RA3: Phonetically justified parameters for unit-selection and hybrid speech synthesis

Actual experiments in this RA will be based on the findings from RA1 and RA2; nevertheless, it can be stated now that, according to our preliminary experiments, the context of the selected/modelled units is very important [TIH12]. So, we assume that a proper proposition of “penalisation matrix” (which defines which contexts should be strictly respected during selection/modelling, like the type of labialization, nasality, or palatalizing effect, and which contexts can be interchanged) is a key to smooth concatenation or proper modelling as the violation of the context continuity leads to disruptive effects in synthetic speech (RA3a). To ensure smooth and imperceptible concatenation in the spectral domain, we would also like to propose phonetically justified parameters (as opposed to the traditionally employed MFCCs) and use them both to describe and to control speech properties during unit modelling and/or selection (RA3b). Our preliminary experiments show that spectral tilt (expressed by different phonetic indexes like Kitzing, Hammarberg or Alfa indexes, or other filter bank ratios, or measured only with few first MFCC coefficients) could be the effective parameter. Other experiments will focus on the continuity of prominent prosodic parameters (especially F0 and durational patterns) within the synthesized utterance. In addition to a static measurement of the continuity of the parameters around the concatenation point (which itself cannot prevent unnatural fluctuation of the patterns), we would also like to capture the tendencies of the prosodic patterns on the utterance level, and, in this way, to ensure the continuity of the monitored prosodic parameters (RA3c).
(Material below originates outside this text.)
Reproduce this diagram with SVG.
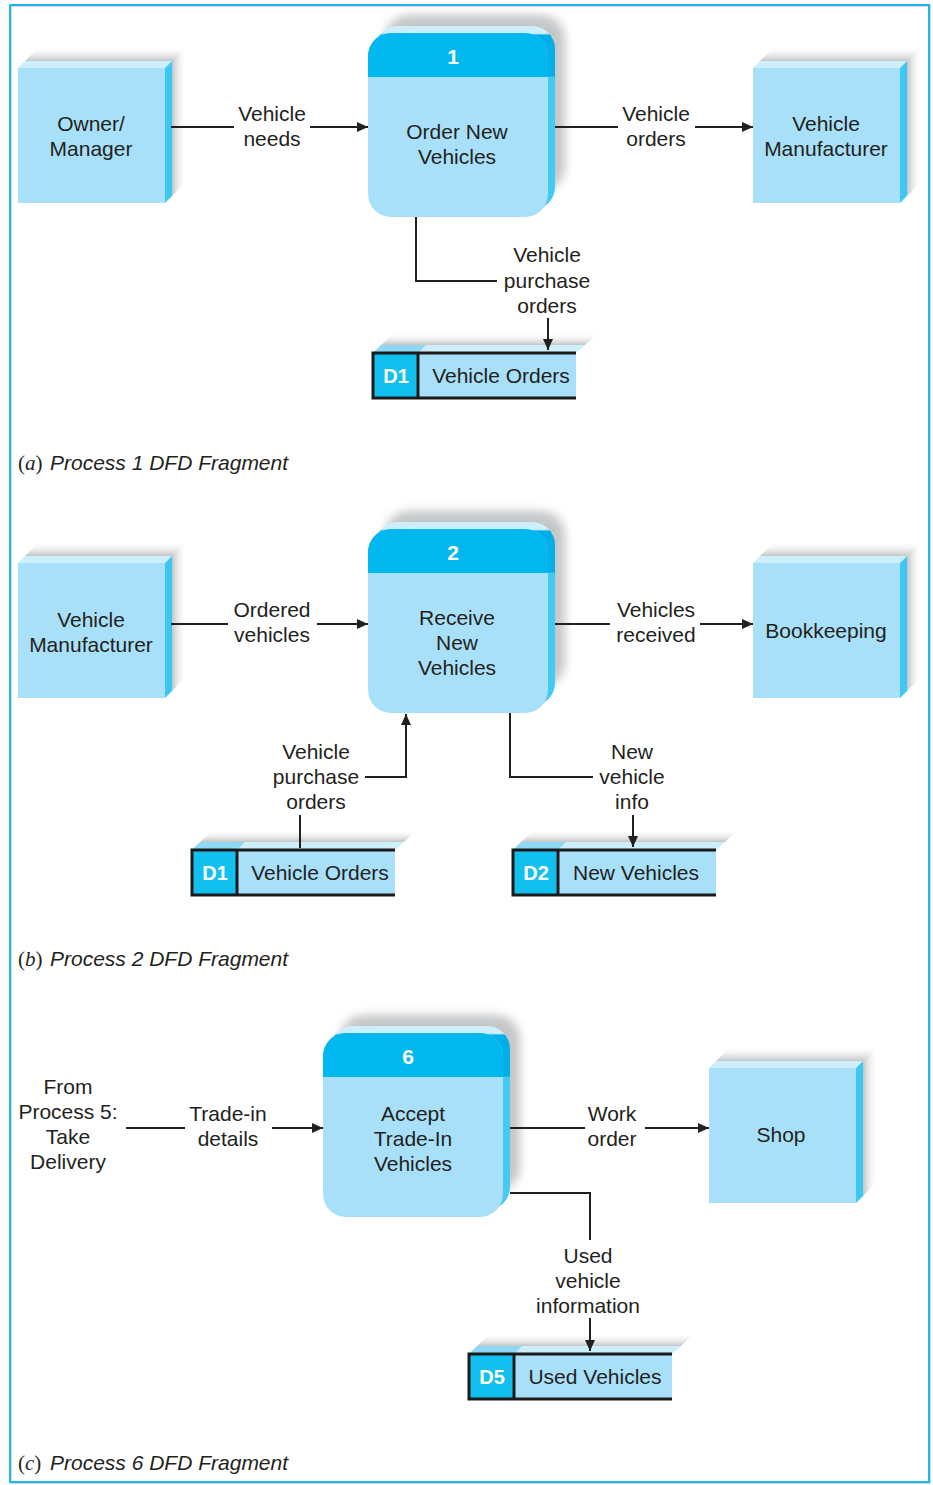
<svg xmlns="http://www.w3.org/2000/svg" xmlns:xlink="http://www.w3.org/1999/xlink" width="933" height="1485" viewBox="0 0 933 1485">
<defs>
<style>
text{font-family:"Liberation Sans",Arial,sans-serif;font-size:21px;fill:#231f20;text-anchor:middle}
.num{fill:#fff;font-weight:bold}
.sid{fill:#fff;font-weight:bold;font-size:20px}
.cap{text-anchor:start}
.conn{fill:none;stroke:#231f20;stroke-width:2}
.face{fill:#a8e0f9}
.top{fill:#cdeefb}
.side{fill:#3cc8f2}
.sb{fill:none;stroke:#1a1a1a;stroke-width:3}
</style>
<linearGradient id="gT" x1="0" y1="1" x2="0" y2="0"><stop offset="0" stop-color="#c2c4c6"/><stop offset="1" stop-color="#ffffff" stop-opacity="0"/></linearGradient>
<linearGradient id="gR" x1="0" y1="0" x2="1" y2="0"><stop offset="0" stop-color="#c2c4c6"/><stop offset="1" stop-color="#ffffff" stop-opacity="0"/></linearGradient>
<linearGradient id="gP" x1="0" y1="0" x2="0" y2="1"><stop offset="0" stop-color="#cdeefb"/><stop offset="0.04" stop-color="#cdeefb"/><stop offset="0.05" stop-color="#00aee8"/><stop offset="0.27" stop-color="#00aee8"/><stop offset="0.28" stop-color="#45c9f2"/><stop offset="1" stop-color="#45c9f2"/></linearGradient>
<filter id="blur" x="-20%" y="-20%" width="140%" height="140%"><feGaussianBlur stdDeviation="5"/></filter>
<marker id="arr" markerUnits="userSpaceOnUse" markerWidth="12" markerHeight="10" refX="11" refY="5" orient="auto"><path d="M0,0 L11,5 L0,10 z" fill="#231f20"/></marker>
<g id="ent">
<polygon points="7,-7 22,-22 169,-22 154,-7" fill="url(#gT)"/>
<polygon points="154,-7 169,-22 169,113 154,128" fill="url(#gR)"/>
<polygon class="top" points="0,0 7,-7 154,-7 147,0"/>
<polygon class="side" points="147,0 154,-7 154,128 147,135"/>
<rect class="face" x="0" y="0" width="147" height="135"/>
</g>
<g id="proc">
<rect x="17" y="-18" width="180" height="176" rx="24" fill="#c4c6c8" filter="url(#blur)"/>
<rect x="7" y="-7" width="180" height="184" rx="23" fill="url(#gP)"/>
<rect class="face" x="0" y="0" width="180" height="184" rx="23"/>
<path d="M0,44 V23 A23,23 0 0 1 23,0 H157 A23,23 0 0 1 180,23 V44 z" fill="#00b8ee"/>
</g>
<g id="store">
<polygon points="8,-8 22,-21 226,-21 212,-8" fill="url(#gT)"/>
<polygon points="0,0 8,-8 212,-8 203,0" fill="#cdeefb"/>
<polygon points="0,0 8,-8 53,-8 45,0" fill="#8fd8f5"/>
<rect x="0" y="0" width="203" height="45" class="face"/>
<rect x="0" y="0" width="45" height="45" fill="#12c0f0"/>
<path class="sb" d="M203,0 H0 V45 H203 M45,0 V45"/>
</g>
</defs>

<rect x="11" y="6" width="919" height="1477" fill="none" stroke="#d8d8d8" stroke-width="2"/>
<rect x="10" y="5" width="919" height="1477" fill="none" stroke="#1ab8ee" stroke-width="2"/>

<g id="owner-manager">
<use xlink:href="#ent" x="18" y="68"/>
<text x="91" y="131">Owner/</text><text x="91" y="156">Manager</text>
</g>
<g id="vehicle-manufacturer-a">
<use xlink:href="#ent" x="753" y="68"/>
<text x="826" y="131">Vehicle</text><text x="826" y="156">Manufacturer</text>
</g>
<g id="process-1">
<use xlink:href="#proc" x="368" y="33"/>
<text class="num" x="453" y="64">1</text>
<text x="457" y="139">Order New</text><text x="457" y="164">Vehicles</text>
</g>
<g id="store-d1-a">
<use xlink:href="#store" x="373" y="353"/>
<text class="sid" x="396" y="383">D1</text>
<text x="501" y="383">Vehicle Orders</text>
</g>
<text class="cap" x="18" y="470"><tspan style="font-family:'Liberation Serif',serif">(</tspan><tspan style="font-family:'Liberation Serif',serif;font-style:italic">a</tspan><tspan style="font-family:'Liberation Serif',serif">)</tspan><tspan x="50" style="font-style:italic">Process 1 DFD Fragment</tspan></text>

<g id="vehicle-manufacturer-b">
<use xlink:href="#ent" x="18" y="563"/>
<text x="91" y="627">Vehicle</text><text x="91" y="652">Manufacturer</text>
</g>
<g id="bookkeeping">
<use xlink:href="#ent" x="753" y="563"/>
<text x="826" y="638">Bookkeeping</text>
</g>
<g id="process-2">
<use xlink:href="#proc" x="368" y="529"/>
<text class="num" x="453" y="560">2</text>
<text x="457" y="625">Receive</text><text x="457" y="650">New</text><text x="457" y="675">Vehicles</text>
</g>
<g id="store-d1-b">
<use xlink:href="#store" x="192" y="850"/>
<text class="sid" x="215" y="880">D1</text>
<text x="320" y="880">Vehicle Orders</text>
</g>
<g id="store-d2">
<use xlink:href="#store" x="513" y="850"/>
<text class="sid" x="536" y="880">D2</text>
<text x="636" y="880">New Vehicles</text>
</g>
<text class="cap" x="18" y="966"><tspan style="font-family:'Liberation Serif',serif">(</tspan><tspan style="font-family:'Liberation Serif',serif;font-style:italic">b</tspan><tspan style="font-family:'Liberation Serif',serif">)</tspan><tspan x="50" style="font-style:italic">Process 2 DFD Fragment</tspan></text>

<g id="from-process-5">
<text x="68" y="1094">From</text><text x="68" y="1119">Process 5:</text><text x="68" y="1144">Take</text><text x="68" y="1169">Delivery</text>
</g>
<g id="process-6">
<use xlink:href="#proc" x="323" y="1033"/>
<text class="num" x="408" y="1064">6</text>
<text x="413" y="1121">Accept</text><text x="413" y="1146">Trade-In</text><text x="413" y="1171">Vehicles</text>
</g>
<g id="shop">
<use xlink:href="#ent" x="709" y="1068"/>
<text x="781" y="1142">Shop</text>
</g>
<g id="store-d5">
<use xlink:href="#store" x="469" y="1354"/>
<text class="sid" x="492" y="1384">D5</text>
<text x="595" y="1384">Used Vehicles</text>
</g>
<text class="cap" x="18" y="1470"><tspan style="font-family:'Liberation Serif',serif">(</tspan><tspan style="font-family:'Liberation Serif',serif;font-style:italic">c</tspan><tspan style="font-family:'Liberation Serif',serif">)</tspan><tspan x="50" style="font-style:italic">Process 6 DFD Fragment</tspan></text>

<g id="connectors">
<path class="conn" d="M171,127 H234"/>
<path class="conn" d="M310,127 H368" marker-end="url(#arr)"/>
<path class="conn" d="M555,127 H618"/>
<path class="conn" d="M695,127 H753" marker-end="url(#arr)"/>
<path class="conn" d="M416,217 V281 H497"/>
<path class="conn" d="M548,318 V350" marker-end="url(#arr)"/>

<path class="conn" d="M171,624 H228"/>
<path class="conn" d="M317,624 H368" marker-end="url(#arr)"/>
<path class="conn" d="M555,624 H610"/>
<path class="conn" d="M700,624 H753" marker-end="url(#arr)"/>
<path class="conn" d="M300,848 V815"/>
<path class="conn" d="M365,777 H406 V714" marker-end="url(#arr)"/>
<path class="conn" d="M510,713 V777 H593"/>
<path class="conn" d="M633,815 V847" marker-end="url(#arr)"/>

<path class="conn" d="M126,1128 H185"/>
<path class="conn" d="M272,1128 H323" marker-end="url(#arr)"/>
<path class="conn" d="M510,1128 H585"/>
<path class="conn" d="M645,1128 H709" marker-end="url(#arr)"/>
<path class="conn" d="M510,1193 H590 V1240"/>
<path class="conn" d="M590,1318 V1351" marker-end="url(#arr)"/>
</g>

<g id="labels">
<text x="272" y="121">Vehicle</text><text x="272" y="146">needs</text>
<text x="656" y="121">Vehicle</text><text x="656" y="146">orders</text>
<text x="547" y="262">Vehicle</text><text x="547" y="288">purchase</text><text x="547" y="313">orders</text>
<text x="272" y="617">Ordered</text><text x="272" y="642">vehicles</text>
<text x="656" y="617">Vehicles</text><text x="656" y="642">received</text>
<text x="316" y="759">Vehicle</text><text x="316" y="784">purchase</text><text x="316" y="809">orders</text>
<text x="632" y="759">New</text><text x="632" y="784">vehicle</text><text x="632" y="809">info</text>
<text x="228" y="1121">Trade-in</text><text x="228" y="1146">details</text>
<text x="612" y="1121">Work</text><text x="612" y="1146">order</text>
<text x="588" y="1263">Used</text><text x="588" y="1288">vehicle</text><text x="588" y="1313">information</text>
</g>
</svg>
Many positional parameters (position of a speech unit in a syllable, word or other supra-word units like phrases) are typically involved in the unit-selection process causing the selection process to be “overfitted” (in fact, in any real speech corpus, all positional parameters are hardly fulfilled, and the selection process has to “sacrifice” some parameters for others; thus the result is not optimal). In our experiments we would like to revise the parameters (e.g. the position in a syllable seems to be not so important in Czech comparing to some other languages), and, in order to ensure optimal result, to find a way of weighting all involved parameters to correspond to phonetic reality of speech perception (RA3d).

Activity Objective Workplace 2016 2017 2018 Dissemination
RA3a Context definition and penalization matrix CU x Jimp: 1, Jrec: 1, D: 4
RA3b Phonetically justified parameters (spectral tilt, ...) UWB x x
RA3c Continuity of prosodic patterns UWB x x
RA3d Revision of positional parameters and weighting UWB x